→ **EXERCISE INPUT**:
::::::

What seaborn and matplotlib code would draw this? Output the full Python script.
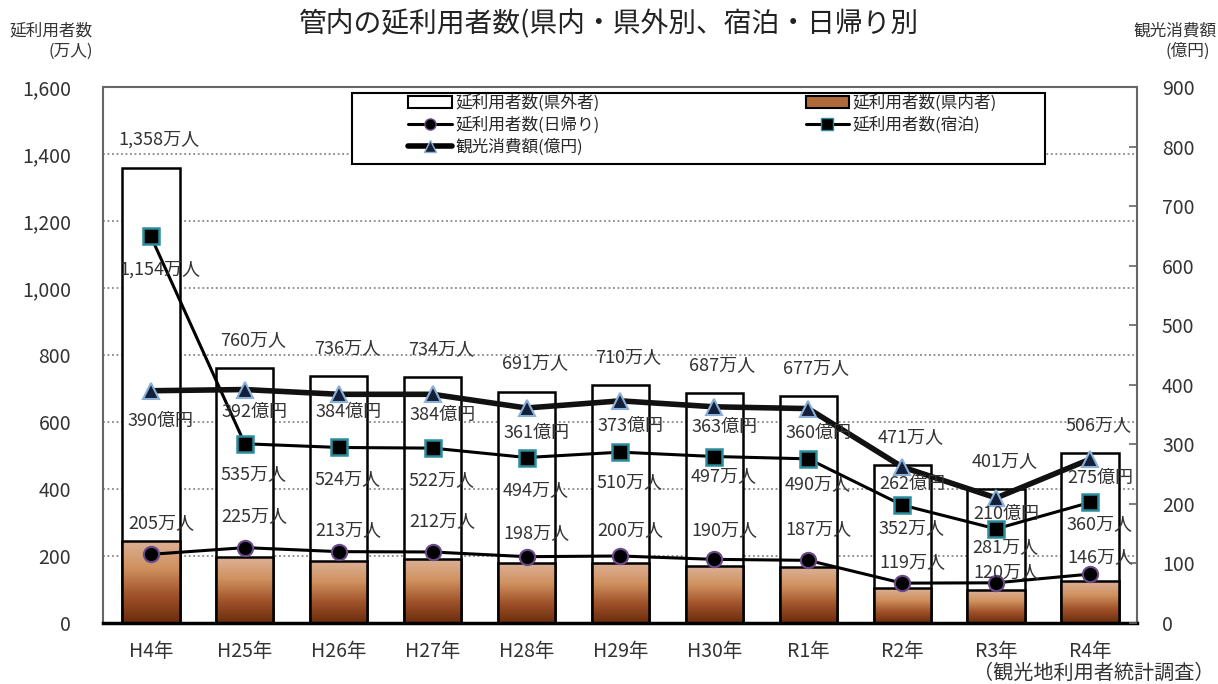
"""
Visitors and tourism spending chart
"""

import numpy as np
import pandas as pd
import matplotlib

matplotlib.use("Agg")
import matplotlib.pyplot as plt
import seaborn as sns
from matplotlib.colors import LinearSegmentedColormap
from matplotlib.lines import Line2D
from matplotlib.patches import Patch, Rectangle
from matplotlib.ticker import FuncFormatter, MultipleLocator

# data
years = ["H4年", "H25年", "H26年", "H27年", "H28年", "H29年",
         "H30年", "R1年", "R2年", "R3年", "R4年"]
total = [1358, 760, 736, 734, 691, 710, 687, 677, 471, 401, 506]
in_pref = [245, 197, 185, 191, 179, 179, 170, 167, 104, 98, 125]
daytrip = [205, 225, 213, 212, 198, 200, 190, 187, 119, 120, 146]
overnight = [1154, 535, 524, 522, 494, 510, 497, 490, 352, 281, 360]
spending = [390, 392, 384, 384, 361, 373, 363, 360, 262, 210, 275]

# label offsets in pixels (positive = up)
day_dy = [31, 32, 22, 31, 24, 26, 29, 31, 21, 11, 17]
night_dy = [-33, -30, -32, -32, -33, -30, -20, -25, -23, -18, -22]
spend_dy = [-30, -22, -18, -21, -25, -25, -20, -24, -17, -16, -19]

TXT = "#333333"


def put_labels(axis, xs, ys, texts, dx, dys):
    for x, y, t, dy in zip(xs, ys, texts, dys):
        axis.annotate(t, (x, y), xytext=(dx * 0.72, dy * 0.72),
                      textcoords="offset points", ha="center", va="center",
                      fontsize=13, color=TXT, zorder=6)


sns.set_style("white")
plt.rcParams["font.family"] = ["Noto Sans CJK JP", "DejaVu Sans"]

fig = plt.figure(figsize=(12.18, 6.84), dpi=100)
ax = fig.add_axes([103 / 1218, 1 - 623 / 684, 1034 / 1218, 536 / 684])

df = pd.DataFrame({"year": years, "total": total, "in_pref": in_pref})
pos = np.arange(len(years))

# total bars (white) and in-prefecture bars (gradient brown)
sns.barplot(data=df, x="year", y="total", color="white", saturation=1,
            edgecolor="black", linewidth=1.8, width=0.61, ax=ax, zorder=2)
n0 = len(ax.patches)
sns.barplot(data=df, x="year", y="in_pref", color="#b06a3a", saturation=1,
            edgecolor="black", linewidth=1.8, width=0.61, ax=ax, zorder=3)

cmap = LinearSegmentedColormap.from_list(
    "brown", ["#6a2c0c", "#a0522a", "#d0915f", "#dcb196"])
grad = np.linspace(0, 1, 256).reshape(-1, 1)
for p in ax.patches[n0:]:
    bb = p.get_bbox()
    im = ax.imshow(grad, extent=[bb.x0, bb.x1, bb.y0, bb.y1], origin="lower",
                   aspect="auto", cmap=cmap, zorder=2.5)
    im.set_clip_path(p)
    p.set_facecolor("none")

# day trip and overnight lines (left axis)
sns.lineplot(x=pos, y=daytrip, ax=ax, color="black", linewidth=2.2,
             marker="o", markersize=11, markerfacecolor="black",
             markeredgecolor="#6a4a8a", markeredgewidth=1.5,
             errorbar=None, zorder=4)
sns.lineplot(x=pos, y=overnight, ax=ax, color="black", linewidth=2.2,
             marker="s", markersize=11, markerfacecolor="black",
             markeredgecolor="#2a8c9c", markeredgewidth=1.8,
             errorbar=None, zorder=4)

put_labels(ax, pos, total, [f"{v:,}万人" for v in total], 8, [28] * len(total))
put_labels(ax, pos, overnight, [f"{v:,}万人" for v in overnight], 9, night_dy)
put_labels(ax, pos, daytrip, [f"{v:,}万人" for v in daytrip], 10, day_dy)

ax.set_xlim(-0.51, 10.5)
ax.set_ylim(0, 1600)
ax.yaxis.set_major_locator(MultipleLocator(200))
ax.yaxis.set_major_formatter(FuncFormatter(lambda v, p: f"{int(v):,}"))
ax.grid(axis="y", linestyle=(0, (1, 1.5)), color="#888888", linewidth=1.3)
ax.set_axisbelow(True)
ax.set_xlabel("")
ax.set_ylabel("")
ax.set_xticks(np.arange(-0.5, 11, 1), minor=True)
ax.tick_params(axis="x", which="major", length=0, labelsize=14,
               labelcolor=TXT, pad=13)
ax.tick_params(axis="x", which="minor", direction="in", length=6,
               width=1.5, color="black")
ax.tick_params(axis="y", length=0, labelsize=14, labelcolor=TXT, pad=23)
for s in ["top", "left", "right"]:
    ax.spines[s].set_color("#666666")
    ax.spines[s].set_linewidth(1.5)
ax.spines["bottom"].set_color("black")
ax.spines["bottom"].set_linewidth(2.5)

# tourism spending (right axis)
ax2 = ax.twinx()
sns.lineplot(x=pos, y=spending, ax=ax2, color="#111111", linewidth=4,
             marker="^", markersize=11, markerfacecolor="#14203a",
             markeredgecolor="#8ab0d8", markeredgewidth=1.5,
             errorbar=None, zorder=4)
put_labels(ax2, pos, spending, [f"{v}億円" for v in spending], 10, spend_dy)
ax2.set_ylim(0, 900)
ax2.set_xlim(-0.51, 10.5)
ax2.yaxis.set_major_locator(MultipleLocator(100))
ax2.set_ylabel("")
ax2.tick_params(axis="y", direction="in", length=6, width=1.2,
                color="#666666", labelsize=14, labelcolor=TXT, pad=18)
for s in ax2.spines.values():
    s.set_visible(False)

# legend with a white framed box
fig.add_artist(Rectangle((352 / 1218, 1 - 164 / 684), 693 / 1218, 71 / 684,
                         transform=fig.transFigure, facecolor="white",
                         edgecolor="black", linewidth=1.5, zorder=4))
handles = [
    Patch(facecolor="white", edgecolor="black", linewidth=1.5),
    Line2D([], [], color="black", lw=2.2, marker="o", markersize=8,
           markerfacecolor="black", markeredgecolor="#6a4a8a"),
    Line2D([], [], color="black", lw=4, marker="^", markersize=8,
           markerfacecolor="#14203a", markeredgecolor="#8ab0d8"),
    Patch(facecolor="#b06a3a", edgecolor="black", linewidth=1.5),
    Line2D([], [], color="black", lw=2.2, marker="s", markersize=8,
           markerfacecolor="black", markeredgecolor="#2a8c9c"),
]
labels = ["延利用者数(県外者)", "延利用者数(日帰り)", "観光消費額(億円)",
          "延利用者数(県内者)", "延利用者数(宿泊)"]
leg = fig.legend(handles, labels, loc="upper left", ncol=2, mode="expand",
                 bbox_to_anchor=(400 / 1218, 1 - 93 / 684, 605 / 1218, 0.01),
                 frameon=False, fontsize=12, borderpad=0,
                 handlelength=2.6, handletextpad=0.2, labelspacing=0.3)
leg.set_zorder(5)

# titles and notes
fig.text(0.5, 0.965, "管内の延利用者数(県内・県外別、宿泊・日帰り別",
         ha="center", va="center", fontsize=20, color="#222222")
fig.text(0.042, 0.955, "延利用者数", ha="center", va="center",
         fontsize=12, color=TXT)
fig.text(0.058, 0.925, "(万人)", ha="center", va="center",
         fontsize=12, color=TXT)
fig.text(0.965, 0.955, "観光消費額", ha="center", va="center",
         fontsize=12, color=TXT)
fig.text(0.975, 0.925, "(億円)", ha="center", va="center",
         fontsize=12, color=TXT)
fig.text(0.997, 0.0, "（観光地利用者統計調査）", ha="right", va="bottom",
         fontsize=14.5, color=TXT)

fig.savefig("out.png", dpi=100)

::::::

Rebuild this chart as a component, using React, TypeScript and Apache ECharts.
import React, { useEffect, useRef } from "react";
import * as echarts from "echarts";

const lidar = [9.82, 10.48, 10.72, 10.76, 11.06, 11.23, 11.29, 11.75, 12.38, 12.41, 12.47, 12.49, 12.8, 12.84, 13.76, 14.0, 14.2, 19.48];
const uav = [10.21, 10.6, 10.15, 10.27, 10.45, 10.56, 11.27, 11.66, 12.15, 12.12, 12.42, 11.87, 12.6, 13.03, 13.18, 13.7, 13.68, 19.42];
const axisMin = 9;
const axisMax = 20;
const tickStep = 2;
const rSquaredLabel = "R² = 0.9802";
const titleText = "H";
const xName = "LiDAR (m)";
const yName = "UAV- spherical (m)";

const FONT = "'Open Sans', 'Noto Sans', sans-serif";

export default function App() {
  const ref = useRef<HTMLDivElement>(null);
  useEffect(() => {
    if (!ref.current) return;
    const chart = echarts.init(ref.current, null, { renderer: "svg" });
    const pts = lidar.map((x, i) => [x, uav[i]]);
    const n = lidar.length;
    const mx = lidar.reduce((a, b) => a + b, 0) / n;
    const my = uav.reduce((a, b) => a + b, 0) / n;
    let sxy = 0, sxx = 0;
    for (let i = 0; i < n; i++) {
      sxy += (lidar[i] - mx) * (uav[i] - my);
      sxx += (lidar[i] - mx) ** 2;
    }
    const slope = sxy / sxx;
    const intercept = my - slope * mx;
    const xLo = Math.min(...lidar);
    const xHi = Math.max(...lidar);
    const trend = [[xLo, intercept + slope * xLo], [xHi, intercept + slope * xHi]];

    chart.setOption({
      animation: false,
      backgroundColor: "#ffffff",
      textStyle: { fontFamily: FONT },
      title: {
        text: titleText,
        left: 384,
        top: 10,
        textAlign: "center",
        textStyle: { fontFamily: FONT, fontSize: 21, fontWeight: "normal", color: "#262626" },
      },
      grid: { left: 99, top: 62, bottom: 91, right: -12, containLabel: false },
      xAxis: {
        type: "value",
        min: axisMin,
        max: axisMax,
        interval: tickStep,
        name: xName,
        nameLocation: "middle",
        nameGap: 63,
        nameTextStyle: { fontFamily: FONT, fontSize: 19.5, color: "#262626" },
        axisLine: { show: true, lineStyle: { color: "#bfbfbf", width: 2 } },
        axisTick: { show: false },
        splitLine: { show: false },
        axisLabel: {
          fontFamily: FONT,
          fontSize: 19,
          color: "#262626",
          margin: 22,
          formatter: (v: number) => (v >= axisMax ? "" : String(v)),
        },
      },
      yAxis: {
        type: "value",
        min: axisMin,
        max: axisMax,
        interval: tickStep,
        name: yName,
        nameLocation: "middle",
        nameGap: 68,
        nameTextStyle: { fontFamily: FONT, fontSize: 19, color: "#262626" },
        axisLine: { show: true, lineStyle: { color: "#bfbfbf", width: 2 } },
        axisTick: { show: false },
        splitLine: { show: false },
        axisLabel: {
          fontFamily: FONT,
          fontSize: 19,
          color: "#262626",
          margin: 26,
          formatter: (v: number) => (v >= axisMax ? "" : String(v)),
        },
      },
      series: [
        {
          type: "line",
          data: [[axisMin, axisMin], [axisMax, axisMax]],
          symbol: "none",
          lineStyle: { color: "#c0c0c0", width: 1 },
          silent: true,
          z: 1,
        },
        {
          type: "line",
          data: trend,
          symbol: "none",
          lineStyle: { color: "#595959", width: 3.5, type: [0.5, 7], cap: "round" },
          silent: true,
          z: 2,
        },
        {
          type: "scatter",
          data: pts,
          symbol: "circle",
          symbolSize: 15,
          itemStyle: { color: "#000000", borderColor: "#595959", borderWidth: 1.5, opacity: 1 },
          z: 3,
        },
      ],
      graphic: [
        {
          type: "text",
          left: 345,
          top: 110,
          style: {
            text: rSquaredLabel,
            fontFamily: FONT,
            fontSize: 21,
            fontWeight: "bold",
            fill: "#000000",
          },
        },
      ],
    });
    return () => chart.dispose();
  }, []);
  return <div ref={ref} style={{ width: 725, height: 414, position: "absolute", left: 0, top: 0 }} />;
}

::::::

→ **WORK TO BE COMPLETED**: Skip all pictures. Output only the lines from the one containing "What seaborn and" to the one containing "-17, -16, -19]", both lines included.

→ **THE OUTPUT**:
What seaborn and matplotlib code would draw this? Output the full Python script.
"""
Visitors and tourism spending chart
"""

import numpy as np
import pandas as pd
import matplotlib

matplotlib.use("Agg")
import matplotlib.pyplot as plt
import seaborn as sns
from matplotlib.colors import LinearSegmentedColormap
from matplotlib.lines import Line2D
from matplotlib.patches import Patch, Rectangle
from matplotlib.ticker import FuncFormatter, MultipleLocator

# data
years = ["H4年", "H25年", "H26年", "H27年", "H28年", "H29年",
         "H30年", "R1年", "R2年", "R3年", "R4年"]
total = [1358, 760, 736, 734, 691, 710, 687, 677, 471, 401, 506]
in_pref = [245, 197, 185, 191, 179, 179, 170, 167, 104, 98, 125]
daytrip = [205, 225, 213, 212, 198, 200, 190, 187, 119, 120, 146]
overnight = [1154, 535, 524, 522, 494, 510, 497, 490, 352, 281, 360]
spending = [390, 392, 384, 384, 361, 373, 363, 360, 262, 210, 275]

# label offsets in pixels (positive = up)
day_dy = [31, 32, 22, 31, 24, 26, 29, 31, 21, 11, 17]
night_dy = [-33, -30, -32, -32, -33, -30, -20, -25, -23, -18, -22]
spend_dy = [-30, -22, -18, -21, -25, -25, -20, -24, -17, -16, -19]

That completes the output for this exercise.